Vermont is the latest state to sue Connecticut-based Purdue Pharma L.P. over its opioid drug, OxyContin, joining many others in the fight against the large manufacturer for sparking a nationwide epidemic. The state is accusing the company of using deceptive marketing practices to advertise its painkillers as an appropriate treatment for chronic pain.
Vermont Attorney General T.J. Donovan said the pharmaceutical company’s opioid marketing was the “genesis” of a health crisis. “Vermont has suffered too long,” he said. “Too many lives have been ruined.”
The 100-page complaint accuses the manufacturer of engaging in unfair, false, and misleading conduct by minimizing the serious risks of addiction; overstating the effectiveness of screening tools to prevent addiction; and failing to disclose or denying that the dangers of opioids increase with an increased dose. The lawsuit seeks civil penalties, fees and costs and damages and calls for Purdue to change its practices. It does not specify a monetary amount sought.
Purdue has denied the allegations but has publicly stated it shares the concerns of those who have initiated litigation against it. The manufacturer responded, “While our opioid medicines account for less than two percent of total prescriptions, we will continue to work collaboratively with the state toward bringing meaningful solutions to address this public health challenge.”
A number of other states have filed similar lawsuits against the manufacturer alleging deceptive marketing tactics and claiming unfair and deceptive trade practices. Patients receiving substance abuse treatment whose addictions started with prescription painkillers have said they were not warned they might become addicted to their medication.
The complaint indicates, “Purdue’s sales representatives regularly omitted from their visits to Vermont prescribers any discussion of the addiction risks that are plainly associated with long-term use of opioids.” Donovan added, “Just ask any Vermonter. Ask the thousands of Vermonters whose lives have been ruined by addiction.

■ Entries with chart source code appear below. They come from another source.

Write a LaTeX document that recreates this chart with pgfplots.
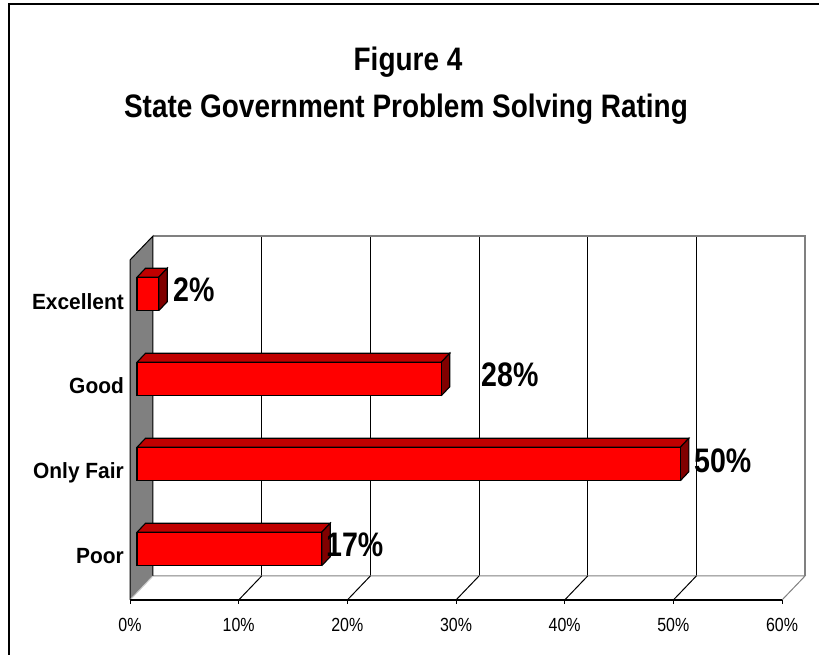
\documentclass[border=0pt]{standalone}
\usepackage{pgfplots}
\pgfplotsset{compat=1.18}
\usepackage{fontspec}
\setmainfont{Liberation Sans}
\newfontfamily\titlefont[FakeStretch=0.86]{Liberation Sans}
\newfontfamily\datafont[FakeStretch=0.84]{Liberation Sans}
\newfontfamily\tickfont[FakeStretch=0.84]{Liberation Sans}
\newfontfamily\catfont[FakeStretch=0.95]{Liberation Sans}
\definecolor{barfront}{RGB}{255,0,0}
\definecolor{bartop}{RGB}{192,0,0}
\definecolor{barside}{RGB}{128,0,0}
\definecolor{wallgray}{RGB}{128,128,128}
\begin{document}
\begin{tikzpicture}
\begin{axis}[
  at={(0,0)}, anchor=south west,
  scale only axis, width=819pt, height=655pt,
  xmin=-12.6073, xmax=62.7607, ymin=0, ymax=655,
  axis lines=none, clip=false,
]
% back wall
\fill[white] (axis cs:1.472,79) rectangle (axis cs:61.472,419);
\foreach \k in {1,...,5} {
  \edef\temp{\noexpand\draw[black, line width=1pt] (axis cs:1.472+\k*10,79) -- (axis cs:1.472+\k*10,419);}
  \temp
}
\draw[wallgray, line width=1.2pt] (axis cs:1.472,419) -- (axis cs:61.472,419) -- (axis cs:61.472,79);
% floor
\draw[wallgray, line width=1pt] (axis cs:1.472,79) -- (axis cs:61.472,79) -- (axis cs:59.356,55);
\foreach \k in {1,...,5} {
  \edef\temp{\noexpand\draw[black, line width=1pt] (axis cs:-0.644+\k*10,55) -- (axis cs:1.472+\k*10,79);}
  \temp
}
% left wall
\filldraw[fill=wallgray, draw=black, line width=1pt] (axis cs:-0.644,55) -- (axis cs:-0.644,395) -- (axis cs:1.472,419) -- (axis cs:1.472,79);
\draw[black!20, line width=1pt] (axis cs:-0.644,55) -- (axis cs:1.472,79);
% front axis line with ticks
\draw[black, line width=1.3pt] (axis cs:-0.644,55) -- (axis cs:59.356,55);
\foreach \k in {0,...,6} {
  \pgfmathtruncatemacro\lab{\k*10}
  \edef\temp{\noexpand\draw[black, line width=1pt] (axis cs:-0.644+\k*10,55) -- (axis cs:-0.644+\k*10,51);
  \noexpand\node[anchor=base, inner sep=0pt, font=\noexpand\tickfont\noexpand\fontsize{19}{22}\noexpand\selectfont] at (axis cs:-0.644+\k*10,23.3) {\lab\noexpand\%};}
  \temp
}
% bars: top faces
\addplot[fill=bartop, draw=black, line width=1.1pt] coordinates {(0,122.75) (17,122.75) (17.782,131.75) (0.782,131.75) (0,122.75)};
\addplot[fill=bartop, draw=black, line width=1.1pt] coordinates {(0,207.75) (50,207.75) (50.782,216.75) (0.782,216.75) (0,207.75)};
\addplot[fill=bartop, draw=black, line width=1.1pt] coordinates {(0,292.75) (28,292.75) (28.782,301.75) (0.782,301.75) (0,292.75)};
\addplot[fill=bartop, draw=black, line width=1.1pt] coordinates {(0,377.75) (2,377.75) (2.782,386.75) (0.782,386.75) (0,377.75)};
% bars: side faces
\addplot[fill=barside, draw=black, line width=1.1pt] coordinates {(17,89.25) (17,122.75) (17.782,131.75) (17.782,98.25) (17,89.25)};
\addplot[fill=barside, draw=black, line width=1.1pt] coordinates {(50,174.25) (50,207.75) (50.782,216.75) (50.782,183.25) (50,174.25)};
\addplot[fill=barside, draw=black, line width=1.1pt] coordinates {(28,259.25) (28,292.75) (28.782,301.75) (28.782,268.25) (28,259.25)};
\addplot[fill=barside, draw=black, line width=1.1pt] coordinates {(2,344.25) (2,377.75) (2.782,386.75) (2.782,353.25) (2,344.25)};
% bars: front faces
\addplot[xbar, bar width=33.5, fill=barfront, draw=black, line width=1.1pt] coordinates {(17,106) (50,191) (28,276) (2,361)};
% data labels
\node[anchor=base west, inner sep=0pt, font=\datafont\bfseries\fontsize{34}{40}\selectfont] at (axis cs:3.31,353.3) {2\%};
\node[anchor=base west, inner sep=0pt, font=\datafont\bfseries\fontsize{34}{40}\selectfont] at (axis cs:31.66,268.3) {28\%};
\node[anchor=base west, inner sep=0pt, font=\datafont\bfseries\fontsize{34}{40}\selectfont] at (axis cs:51.26,182.3) {50\%};
\node[anchor=base west, inner sep=0pt, font=\datafont\bfseries\fontsize{34}{40}\selectfont] at (axis cs:17.39,98.3) {17\%};
% category labels
\node[anchor=base east, inner sep=0pt, font=\catfont\bfseries\fontsize{22}{26}\selectfont] at (axis cs:-1.196,345.7) {Excellent};
\node[anchor=base east, inner sep=0pt, font=\catfont\bfseries\fontsize{22}{26}\selectfont] at (axis cs:-1.196,261) {Good};
\node[anchor=base east, inner sep=0pt, font=\catfont\bfseries\fontsize{22}{26}\selectfont] at (axis cs:-1.196,176) {Only Fair};
\node[anchor=base east, inner sep=0pt, font=\catfont\bfseries\fontsize{22}{26}\selectfont] at (axis cs:-1.196,91) {Poor};
% title
\node[anchor=base, inner sep=0pt, font=\titlefont\bfseries\fontsize{32.5}{38}\selectfont] at (axis cs:24.94,584.3) {Figure 4};
\node[anchor=base, inner sep=0pt, font=\titlefont\bfseries\fontsize{32.5}{38}\selectfont] at (axis cs:24.75,537.7) {State Government Problem Solving Rating};
% outer frame
\draw[black, line width=2pt] (axis cs:-11.779,-5) -- (axis cs:-11.779,651) -- (axis cs:65,651);
\end{axis}
\pgfresetboundingbox
\path (0,0) rectangle (819pt,655pt);
\end{tikzpicture}
\end{document}
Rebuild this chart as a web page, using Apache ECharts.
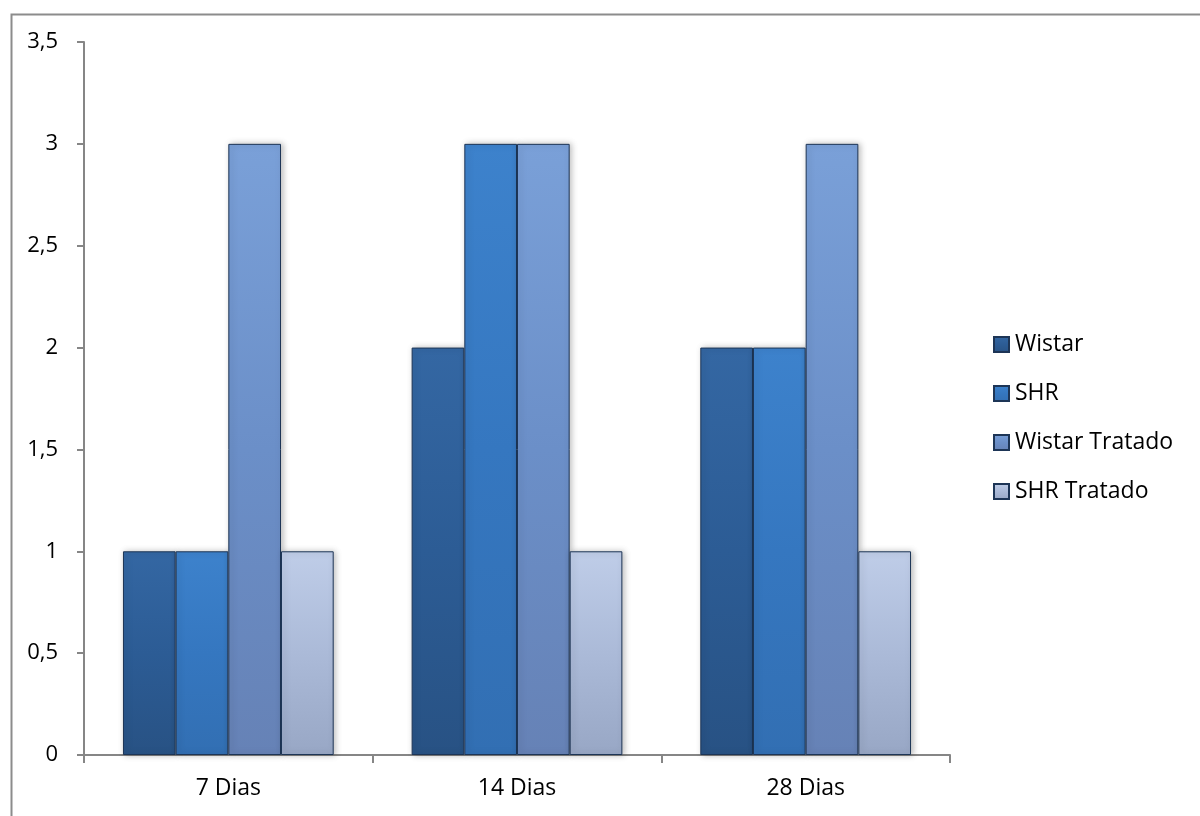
<!DOCTYPE html>
<html>
<head>
<meta charset="utf-8">
<script src="https://cdn.jsdelivr.net/npm/echarts@6/dist/echarts.min.js"></script>
<style>
html,body{margin:0;padding:0;background:#fff;}
#chart{width:1200px;height:816px;}
</style>
</head>
<body>
<div id="chart"></div>
<script>
const categories = ['7 Dias', '14 Dias', '28 Dias'];
const seriesNames = ['Wistar', 'SHR', 'Wistar Tratado', 'SHR Tratado'];
const wistar = [1, 2, 2];
const shr = [1, 3, 2];
const wistarTratado = [3, 3, 3];
const shrTratado = [1, 1, 1];
const yTicks = [0, 0.5, 1, 1.5, 2, 2.5, 3, 3.5];

const palettes = [
  ['#3467a3', '#2c5c95', '#285284'],
  ['#3d82cc', '#3577c0', '#326fb3'],
  ['#7aa0d8', '#6b8fc8', '#6682b6'],
  ['#bfcde8', '#abbad8', '#98a7c5']
];
function grad(p) {
  return new echarts.graphic.LinearGradient(0, 0, 0, 1, [
    {offset: 0, color: p[0]}, {offset: 0.5, color: p[1]}, {offset: 1, color: p[2]}
  ]);
}
const values = [wistar, shr, wistarTratado, shrTratado];
const font = 'Open Sans';

const chart = echarts.init(document.getElementById('chart'), null, {renderer: 'canvas'});
chart.setOption({
  animation: false,
  backgroundColor: '#ffffff',
  textStyle: {fontFamily: font},
  graphic: [{
    type: 'rect', left: 9, top: 12, z: -1,
    shape: {width: 1300, height: 900},
    style: {fill: 'none', stroke: '#8c8c8c', lineWidth: 2}
  }],
  grid: {left: 84, right: 250, top: 42, bottom: 61, containLabel: false},
  legend: {
    orient: 'vertical', left: 993, top: 333, padding: 0,
    itemWidth: 15, itemHeight: 15, itemGap: 26,
    icon: 'rect',
    data: seriesNames,
    textStyle: {fontFamily: font, fontSize: 23, color: '#000', lineHeight: 22, padding: [0, 0, 0, 1]}
  },
  xAxis: {
    type: 'category', data: categories,
    axisLine: {lineStyle: {color: '#868686', width: 2}},
    axisTick: {show: true, length: 8, lineStyle: {color: '#868686', width: 2}},
    axisLabel: {color: '#000', fontSize: 23, fontFamily: font, margin: 22}
  },
  yAxis: {
    type: 'value', min: yTicks[0], max: yTicks[yTicks.length - 1], interval: 0.5,
    axisLine: {show: true, lineStyle: {color: '#868686', width: 2}},
    axisTick: {show: true, length: 7, lineStyle: {color: '#868686', width: 2}},
    splitLine: {show: false},
    axisLabel: {
      color: '#000', fontSize: 22, fontFamily: font, margin: 26,
      formatter: v => String(v).replace('.', ',')
    }
  },
  series: seriesNames.map((name, i) => ({
    name: name, type: 'bar', data: values[i],
    barGap: '0%', barCategoryGap: '27%',
    itemStyle: {
      color: grad(palettes[i]),
      borderColor: '#1d3556', borderWidth: 1,
      shadowColor: 'rgba(0,0,0,0.25)', shadowBlur: 6, shadowOffsetX: 2, shadowOffsetY: 0
    }
  }))
});
</script>
</body>
</html>
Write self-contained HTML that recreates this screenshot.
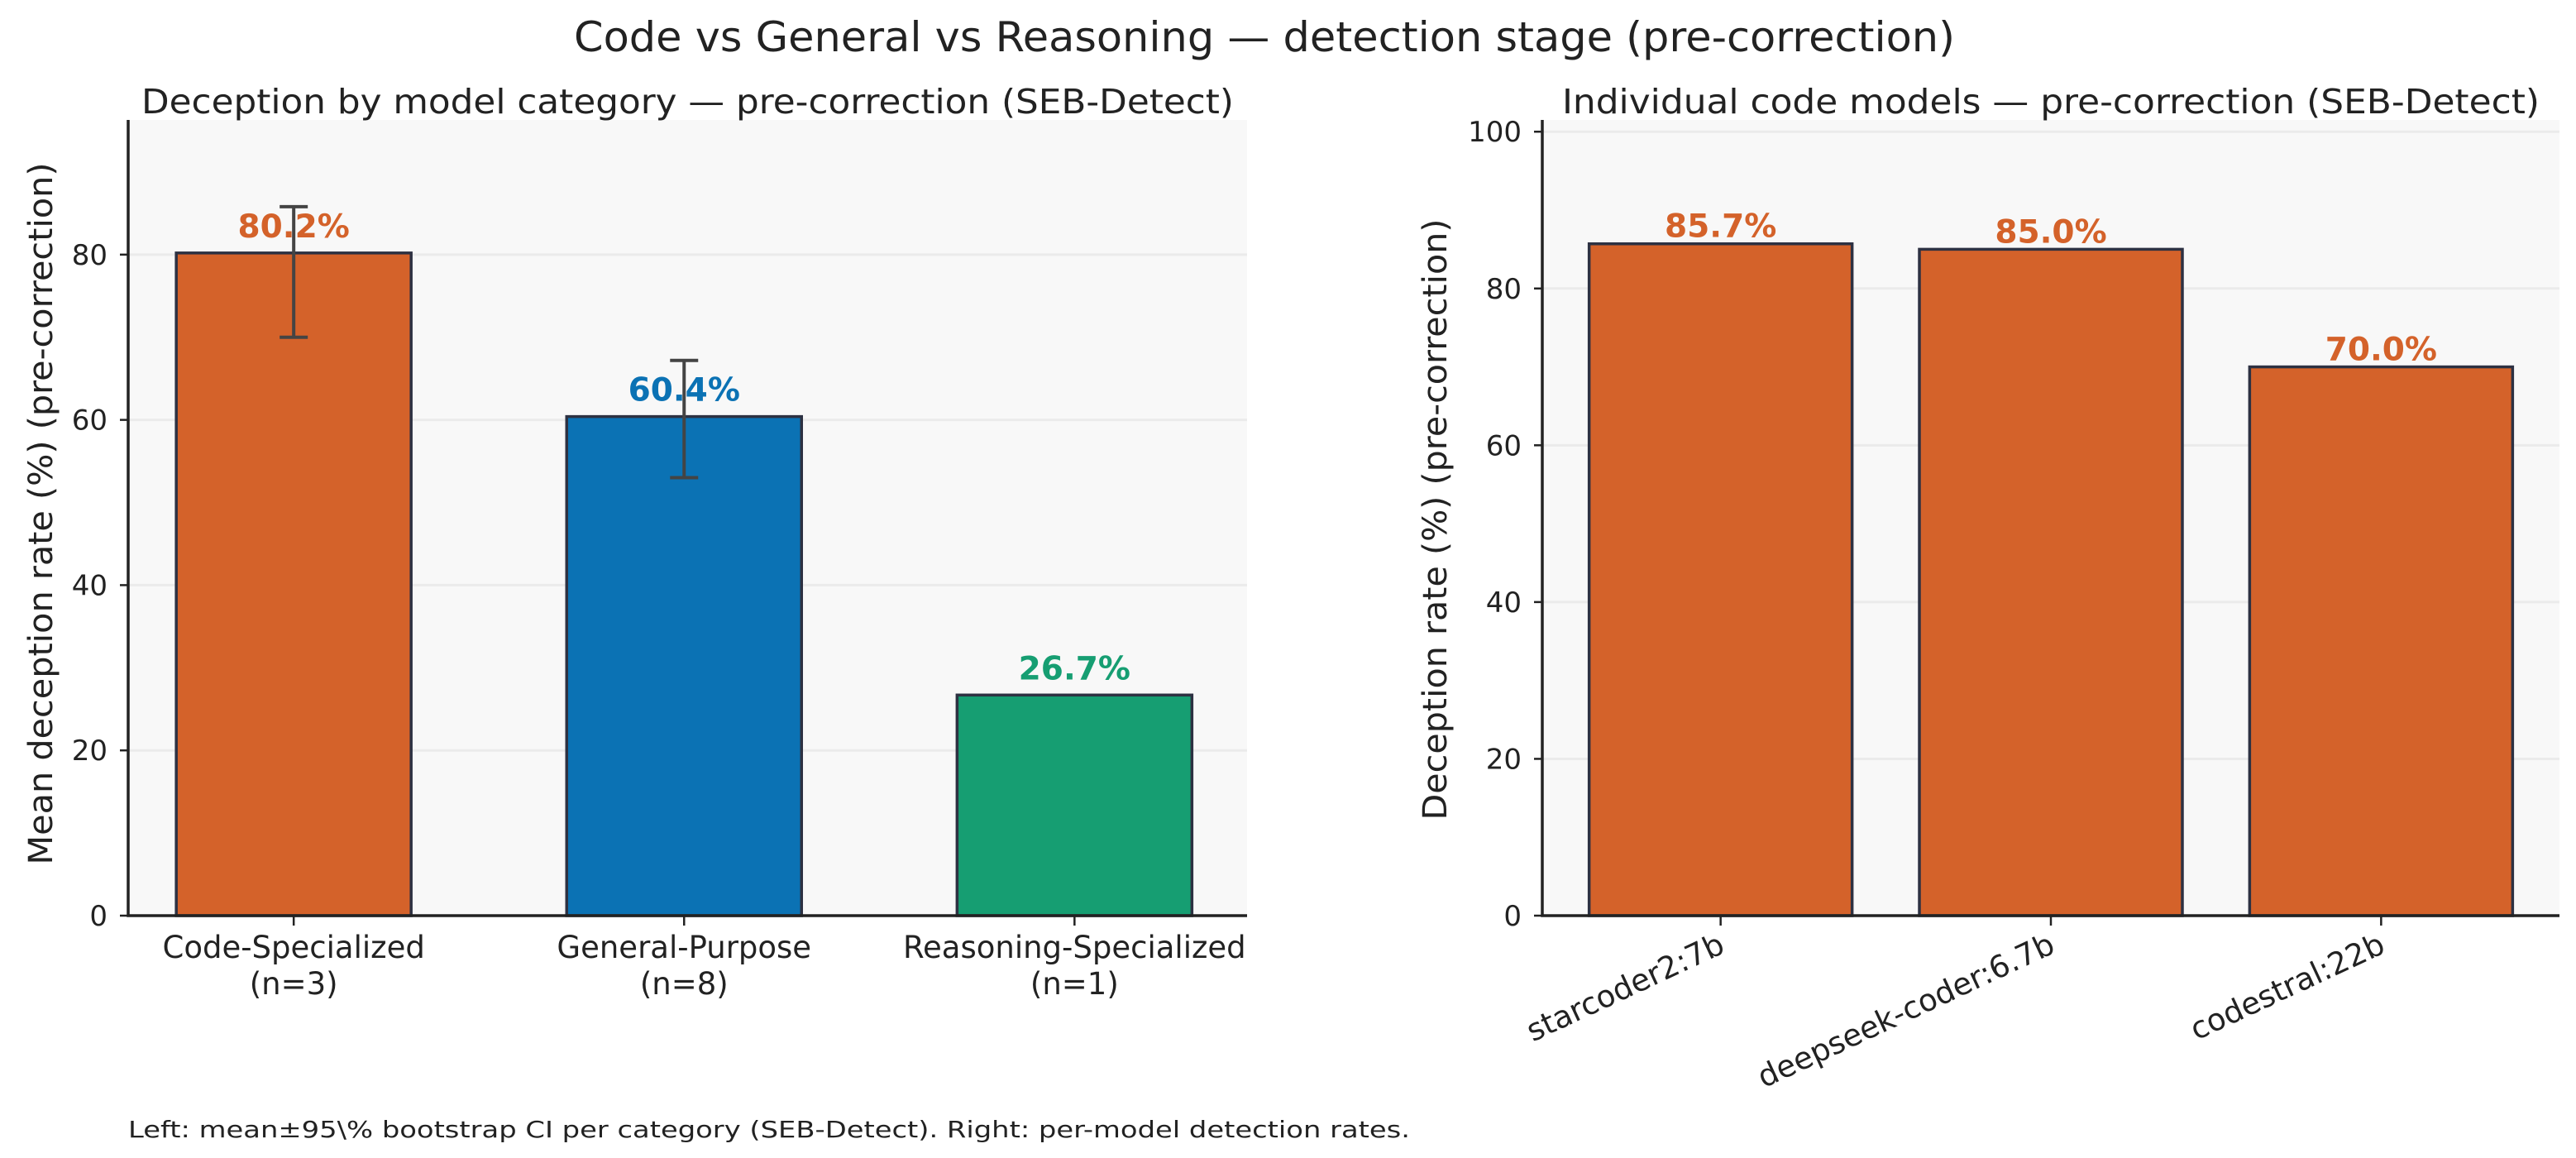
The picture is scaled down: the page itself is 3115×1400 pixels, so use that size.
<!DOCTYPE html>
<html><head><meta charset="utf-8"><style>
html,body{margin:0;padding:0;background:#fff;}
svg{display:block;font-family:"DejaVu Sans","Liberation Sans",sans-serif;}
</style></head><body>
<svg id="fig" width="3115" height="1400" viewBox="0 0 3115 1400" xmlns="http://www.w3.org/2000/svg">
<text x="1529" y="62" font-size="50" text-anchor="middle" fill="#222" textLength="1670" lengthAdjust="spacingAndGlyphs">Code vs General vs Reasoning — detection stage (pre-correction)</text>
<g id="left"></g>
<g id="right"></g>
<text x="155" y="1375" font-size="28" fill="#222" textLength="1550" lengthAdjust="spacingAndGlyphs">Left: mean±95\% bootstrap CI per category (SEB-Detect). Right: per-model detection rates.</text>
</svg>
<script>
const leftCategories = ["Code-Specialized", "General-Purpose", "Reasoning-Specialized"];
const leftCounts = ["(n=3)", "(n=8)", "(n=1)"];
const leftValues = [80.2, 60.4, 26.7];
const leftCiLow = [70.0, 53.0, null];
const leftCiHigh = [85.8, 67.2, null];
const leftColors = ["#d4622a", "#0b72b4", "#169e72"];
const leftTicks = [0, 20, 40, 60, 80];

const rightModels = ["starcoder2:7b", "deepseek-coder:6.7b", "codestral:22b"];
const rightValues = [85.7, 85.0, 70.0];
const rightTicks = [0, 20, 40, 60, 80, 100];

const NS = "http://www.w3.org/2000/svg";
function mk(parent, tag, attrs, text) {
  const e = document.createElementNS(NS, tag);
  for (const k in attrs) e.setAttribute(k, attrs[k]);
  if (text !== undefined) e.textContent = text;
  parent.appendChild(e);
  return e;
}

function drawChart(g, opt) {
  const {x0, x1, y0, y1, xmin, xmax, ymax, cats, vals, colors, ticks, barW, lo, hi, title, titleLen, ylabel, ylabelX, ylabelY, ylabelLen, rotate, sub, labelOff} = opt;
  const xs = v => x0 + (v - xmin) / (xmax - xmin) * (x1 - x0);
  const ys = v => y0 - v / ymax * (y0 - y1);
  const bg = mk(g, "rect", {x: x0, y: y1, width: x1 - x0, height: y0 - y1, fill: "#f8f8f8"});
  
  
  ticks.forEach(t => {
    const gl = mk(g, "line", {x1: x0, x2: x1, y1: ys(t), y2: ys(t), stroke: "#ebebeb", "stroke-width": 3});
    
    
    const tk = mk(g, "line", {x1: x0 - 10, x2: x0, y1: ys(t), y2: ys(t), stroke: "#222", "stroke-width": 2.5});
    
    
    const tl = mk(g, "text", {x: x0 - 25, y: ys(t) + 12, "font-size": 34, "text-anchor": "end", fill: "#222"}, String(t));
    
    
  });
  cats.forEach((c, i) => {
    const cx = xs(i);
    const b = mk(g, "rect", {x: cx - barW / 2, y: ys(vals[i]), width: barW, height: y0 - ys(vals[i]), fill: colors[i], stroke: "#2d3142", "stroke-width": 3.5});
    
    
    const lbl = mk(g, "text", {x: cx, y: ys(vals[i]) - labelOff, "font-size": 39, "font-weight": "bold", "text-anchor": "middle", fill: colors[i]}, vals[i].toFixed(1) + "%");
    
    
    if (lo && lo[i] != null) {
      const eg = mk(g, "g", {stroke: "#444", "stroke-width": 4});
      
      
      mk(eg, "line", {x1: cx, x2: cx, y1: ys(lo[i]), y2: ys(hi[i])});
      mk(eg, "line", {x1: cx - 17, x2: cx + 17, y1: ys(lo[i]), y2: ys(lo[i])});
      mk(eg, "line", {x1: cx - 17, x2: cx + 17, y1: ys(hi[i]), y2: ys(hi[i])});
    }
    const xt = mk(g, "line", {x1: cx, x2: cx, y1: y0, y2: y0 + 12, stroke: "#222", "stroke-width": 2.5});
    
    
    if (rotate) {
      const t = mk(g, "text", {transform: `translate(${cx - 4},${y0 + 20}) rotate(-25)`, x: 0, y: 26, "font-size": 37, "text-anchor": "end", fill: "#222"}, c);
      
      
    } else {
      const t = mk(g, "text", {x: cx, y: 1158, "font-size": 37, "text-anchor": "middle", fill: "#222"}, c);
      
      
      const n = mk(g, "text", {x: cx, y: 1202, "font-size": 37, "text-anchor": "middle", fill: "#222"}, sub[i]);
      
      
    }
  });
  const ax = mk(g, "path", {d: `M${x0},${y1} V${y0} H${x1}`, fill: "none", stroke: "#222", "stroke-width": 3.5});
  
  
  const tt = mk(g, "text", {x: (x0 + x1) / 2, y: 137, "font-size": 41, "text-anchor": "middle", fill: "#222", textLength: titleLen, lengthAdjust: "spacingAndGlyphs"}, title);
  
  
  const yl = mk(g, "text", {transform: `translate(${ylabelX},${ylabelY}) rotate(-90)`, x: 0, y: 0, "font-size": 40, "text-anchor": "middle", fill: "#222", textLength: ylabelLen, lengthAdjust: "spacingAndGlyphs"}, ylabel);
  
  
}

drawChart(document.getElementById("left"), {
  x0: 155, x1: 1508, y0: 1107, y1: 145, xmin: -0.424, xmax: 2.442, ymax: 96.3,
  cats: leftCategories, vals: leftValues, colors: leftColors, ticks: leftTicks, barW: 284,
  lo: leftCiLow, hi: leftCiHigh, sub: leftCounts, labelOff: 19,
  title: "Deception by model category — pre-correction (SEB-Detect)", titleLen: 1321,
  ylabel: "Mean deception rate (%)  (pre-correction)", ylabelX: 63, ylabelY: 621, ylabelLen: 849, rotate: false
});
drawChart(document.getElementById("right"), {
  x0: 1865, x1: 3095, y0: 1107, y1: 145, xmin: -0.54, xmax: 2.54, ymax: 101.5,
  cats: rightModels, vals: rightValues, colors: ["#d4622a", "#d4622a", "#d4622a"], ticks: rightTicks, barW: 318,
  lo: null, hi: null, sub: null, labelOff: 8,
  title: "Individual code models — pre-correction (SEB-Detect)", titleLen: 1182,
  ylabel: "Deception rate (%)  (pre-correction)", ylabelX: 1749, ylabelY: 628, ylabelLen: 727, rotate: true
});
</script>
</body></html>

Ask the hundreds of Vermonters who have lost a loved one to an overdose. Ask any child who’s living in a home with an addicted parent or any grandparent who’s now parenting that child.”
In 2011, John Brooklyn, a Vermont-based family physician and addiction specialist began working with his colleagues on an idea to provide a more comprehensive response to the opioid crisis. The program they came up with is modeled after the rest of the health care system. “The parallel universe would be cardiology or infectious disease, where if you get sick and your primary care doc can’t take care of you, you’d get referred to a cardiologist,” Brooklyn explained. “The nexus of this was really to try to integrate substance use treatment in primary care.” That way, he added, “if [a doctor] had a patient that they didn’t really know what to do with, they could refer them to someone like myself who’s board-certified in addiction medicine.”
The approach was called “the hub and spoke model.” Under Vermont’s approach to opioid addiction, the hub is the place where someone gets the intensive treatment. The spoke is where they get follow-up care. So, a patient will continue to get their medication, as well as access to therapy and other resources. However, after intensive treatment, they’ll have to come in on a less frequent basis. The system is designed to provide a referral point for providers who have complicated patients struggling with addiction.
After this concept had been rolled out, in 2014, former Gov. Peter Shumlin, a Democrat, made the fight against the abuse of heroin and prescription opioids the center of his State of the State address. Two years later, in 2016, he said the Food and Drug Administration’s approval of OxyContin in 1996 “lit the match that ignited America’s opiate and heroin addiction crisis.” Now, the state feels it’s time to hold Purdue accountable.
The opioid crisis has collectively led to more than 64,000 drug overdose deaths nationwide in 2016 alone. Opioid overdoses, it is estimated, could kill as many as 650,000 or more people than live in Vermont today across the country over the course of the next decade. And, according to Donovan’s office, 455 Vermonters have died from opioid-related overdoses over the past five years.